Given material —
***

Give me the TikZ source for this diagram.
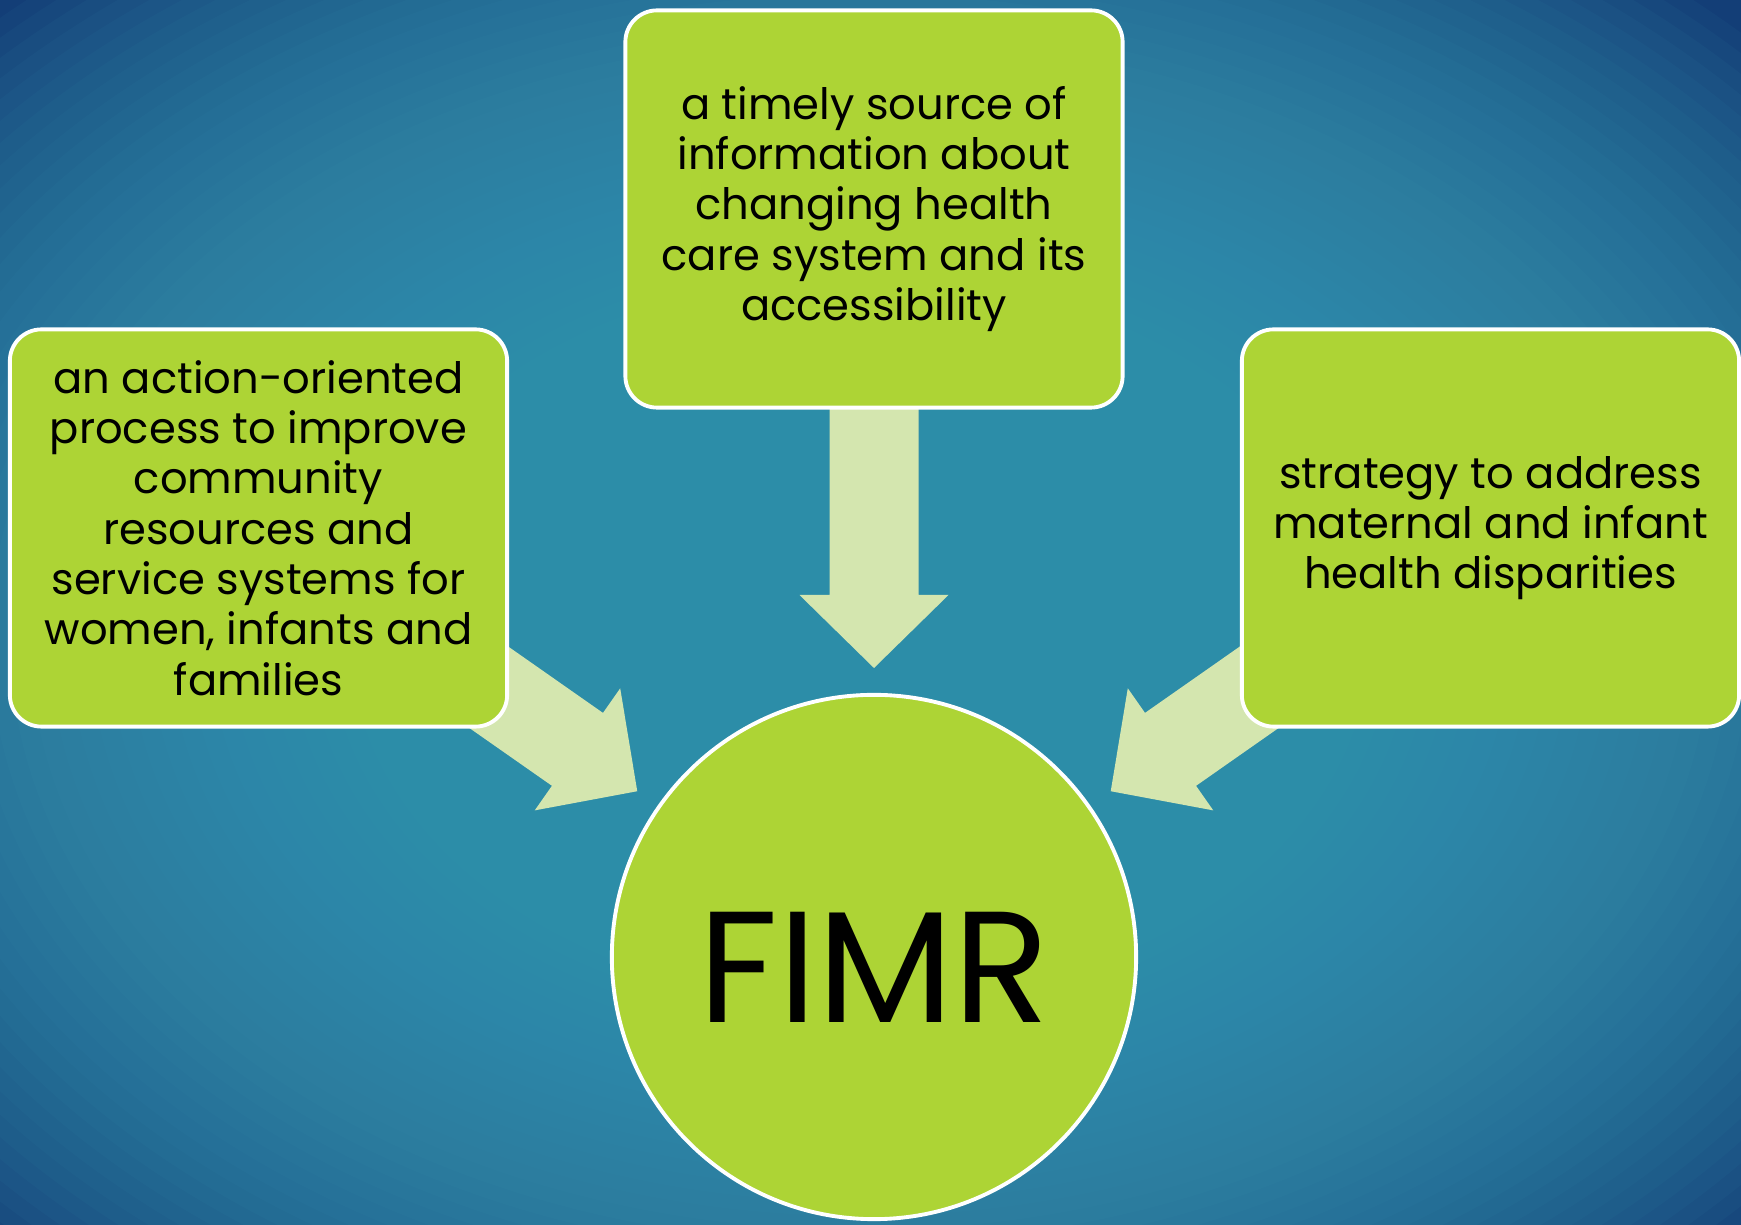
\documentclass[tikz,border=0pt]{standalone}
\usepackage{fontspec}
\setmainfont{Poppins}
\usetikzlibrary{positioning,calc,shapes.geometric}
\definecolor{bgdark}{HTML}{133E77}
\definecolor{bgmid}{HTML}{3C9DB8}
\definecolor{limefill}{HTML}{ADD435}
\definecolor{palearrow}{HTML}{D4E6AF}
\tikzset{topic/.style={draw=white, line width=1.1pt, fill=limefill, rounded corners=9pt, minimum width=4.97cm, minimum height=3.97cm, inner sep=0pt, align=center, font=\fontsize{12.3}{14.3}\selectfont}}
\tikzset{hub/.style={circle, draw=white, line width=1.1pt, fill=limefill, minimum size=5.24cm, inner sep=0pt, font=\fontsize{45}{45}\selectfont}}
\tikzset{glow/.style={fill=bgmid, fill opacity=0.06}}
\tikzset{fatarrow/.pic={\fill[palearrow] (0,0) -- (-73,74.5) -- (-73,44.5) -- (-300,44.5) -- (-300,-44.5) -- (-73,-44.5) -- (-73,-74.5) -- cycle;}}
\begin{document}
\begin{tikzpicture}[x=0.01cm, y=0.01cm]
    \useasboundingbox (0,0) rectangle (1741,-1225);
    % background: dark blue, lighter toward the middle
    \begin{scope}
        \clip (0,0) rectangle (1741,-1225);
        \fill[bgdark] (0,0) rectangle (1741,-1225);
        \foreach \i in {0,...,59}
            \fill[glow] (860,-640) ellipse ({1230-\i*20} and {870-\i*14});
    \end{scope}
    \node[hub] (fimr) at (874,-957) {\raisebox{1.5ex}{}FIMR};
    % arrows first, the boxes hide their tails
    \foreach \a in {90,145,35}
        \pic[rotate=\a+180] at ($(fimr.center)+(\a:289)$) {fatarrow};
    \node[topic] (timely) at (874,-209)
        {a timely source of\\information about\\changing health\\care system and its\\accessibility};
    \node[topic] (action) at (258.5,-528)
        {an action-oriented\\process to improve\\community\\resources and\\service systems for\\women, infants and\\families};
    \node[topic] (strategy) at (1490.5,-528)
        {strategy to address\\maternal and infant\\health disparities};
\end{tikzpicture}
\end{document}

***

Problem — Copy out the listing exactly as it stands, but not the pictures.

Response —
Give me the TikZ source for this diagram.
\documentclass[tikz,border=0pt]{standalone}
\usepackage{fontspec}
\setmainfont{Poppins}
\usetikzlibrary{positioning,calc,shapes.geometric}
\definecolor{bgdark}{HTML}{133E77}
\definecolor{bgmid}{HTML}{3C9DB8}
\definecolor{limefill}{HTML}{ADD435}
\definecolor{palearrow}{HTML}{D4E6AF}
\tikzset{topic/.style={draw=white, line width=1.1pt, fill=limefill, rounded corners=9pt, minimum width=4.97cm, minimum height=3.97cm, inner sep=0pt, align=center, font=\fontsize{12.3}{14.3}\selectfont}}
\tikzset{hub/.style={circle, draw=white, line width=1.1pt, fill=limefill, minimum size=5.24cm, inner sep=0pt, font=\fontsize{45}{45}\selectfont}}
\tikzset{glow/.style={fill=bgmid, fill opacity=0.06}}
\tikzset{fatarrow/.pic={\fill[palearrow] (0,0) -- (-73,74.5) -- (-73,44.5) -- (-300,44.5) -- (-300,-44.5) -- (-73,-44.5) -- (-73,-74.5) -- cycle;}}
\begin{document}
\begin{tikzpicture}[x=0.01cm, y=0.01cm]
    \useasboundingbox (0,0) rectangle (1741,-1225);
    % background: dark blue, lighter toward the middle
    \begin{scope}
        \clip (0,0) rectangle (1741,-1225);
        \fill[bgdark] (0,0) rectangle (1741,-1225);
        \foreach \i in {0,...,59}
            \fill[glow] (860,-640) ellipse ({1230-\i*20} and {870-\i*14});
    \end{scope}
    \node[hub] (fimr) at (874,-957) {\raisebox{1.5ex}{}FIMR};
    % arrows first, the boxes hide their tails
    \foreach \a in {90,145,35}
        \pic[rotate=\a+180] at ($(fimr.center)+(\a:289)$) {fatarrow};
    \node[topic] (timely) at (874,-209)
        {a timely source of\\information about\\changing health\\care system and its\\accessibility};
    \node[topic] (action) at (258.5,-528)
        {an action-oriented\\process to improve\\community\\resources and\\service systems for\\women, infants and\\families};
    \node[topic] (strategy) at (1490.5,-528)
        {strategy to address\\maternal and infant\\health disparities};
\end{tikzpicture}
\end{document}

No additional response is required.